The Irish Times reported two interesting stories on Saturday which both raise questions about NAMA.

The first story concerned the re-valuation of two development sites.  The first site in Athlone, Westmeath, valued at €31m in 2006 has just been re-valued at €0.6m (a drop of 98%).  The second site in Sallins, Kildare valued at €17.5m at the market’s peak is now valued at €4m (a drop of 73%), holding up a little better in value one presumes because of its proximity to Dublin and its siting on a commuter rail line.  As we’ve posted previously, these drops in valuation are not exceptions.  City centre prime sites such as the 24.9 acre Irish Bottle Plant site in Ringsend bought for €412m in 2006 is, according to the Dublin Docklands Development Authority (DDDA), presently worth €50m (a drop of 87%), while its Long Term Economic Value (LTEV) is €62.5m.  The national average price paid for farmland in 2009 was €9,678 per acre, a drop of 43.3 per cent on the average price of €17,081 per acre in 2008 (and this was on top of a drop in 2008).  It therefore seems likely that both zoned and serviced development land and unzoned land in Ireland has dropped substantially in value, probably somewhere between 70-98% depending on the site and the original amount paid.  36% of NAMA’s portfolio is land, with loans worth €27.8b attached to them, and it is likely that a proportion of the ‘development loans’ category (28%, €21.8b) also consists of development land.  67% of NAMA portfolio relates to land and property in Ireland, and although we do not have details of the geographic location of all NAMA land holdings it is probably a fair bet that 67% or more of it resides in Ireland.

The value of land destined for management by NAMA then is likely to be far below the 30% ‘haircut’ the government has proposed to pay.  It is difficult to see how a profit, one of the aims of NAMA, could be made with respect to land holdings over its proposed life span unless a 70-90% haircut is applied to the original loan valuation.  It is also hard to believe that prices will rise back up to anywhere near 2005/06 prices any time soon given the grossly inflated prices paid for land at the peak of the market and the present supply of zoned land.  As Sinead Kelly has posted on IAN, land values spiralled upwards in Ireland in the early 2000s, jumping in value from just under €10,000 per hectare in 1998 to over €58,400 per hectare in 2006 (see Figure 1), making Irish land the most expensive in Europe, nearly twice the cost per hectare of any other European country and 3 times greater for all but 4 countries (Spain, N. Ireland, Luxembourg, Netherlands) (see Figure 2).  According to the DEHLG housing stats, in June 2008 there were 14,191 hectares of zoned, serviced housing land in the state that could accommodate 462,709 additional housing units (to put that in perspective, the number of households grew according to the Census by 342,221 between 1996 and 2006), and this doesn’t include other kinds of zoned land.  Which brings us on to the second story.

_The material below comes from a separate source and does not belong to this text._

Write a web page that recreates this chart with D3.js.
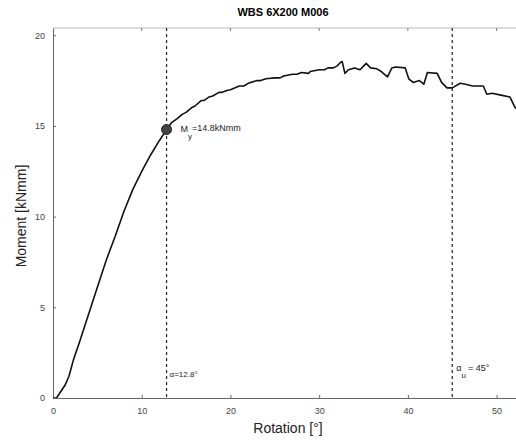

Figure 1: Irish Land Values 1973-2006 (€ per hectare)

Figure 2: European Land Values by Country (€ per hectare)

The second story concerned the Waterford County Draft Development Plan which went on display on Friday and proposes to rezone 70-90 percent of the 800 hectares zoned in the previous plan, bringing it into line with changed circumstances, projected population growth and national and regional planning guidelines.  According the Irish Times, one of the maps shows ‘large tracts of land, acquired in recent years by developers at astronomical prices, reverting to agricultural use.’  Such rezoning makes a lot of sense and Waterford should be commended for taking the lead, but it also raises a number of questions.  Why was the zoning in the previous plan so excessive (and likewise in other counties)?  Will such rezoning occur in other counties as they formulate their draft development plans?  How much of the rezoned land is projected to be moved into the NAMA portfolio and what are the implications of any rezoning for its projected value?  Will there be political pressure to make sure that it is NAMA land that is kept zoned to maintain some kind of value above agricultural prices?  Clearly the answers to the latter questions will have an impact on the valuations attached to NAMA managed land and need to be factored into any calculation of present and future valuation.

As these two stories illustrate, there are good reasons as to why people are concerned about NAMA and whether it will be able to fulfil its remit.  Already the IMF has noted that it is unlikely that NAMA will get credit moving in the Irish economy.  If the valuations of land and property are wildly inaccurate, and the ‘haircut’ paid by the government is in excess of the true value, then NAMA could be a very expensive exercise that the Irish tax payer will shoulder for years to come.  One can hope that government knows what it is doing, and maybe they can reassure on all the questions above, but one can’t help being worried pending such reassurance.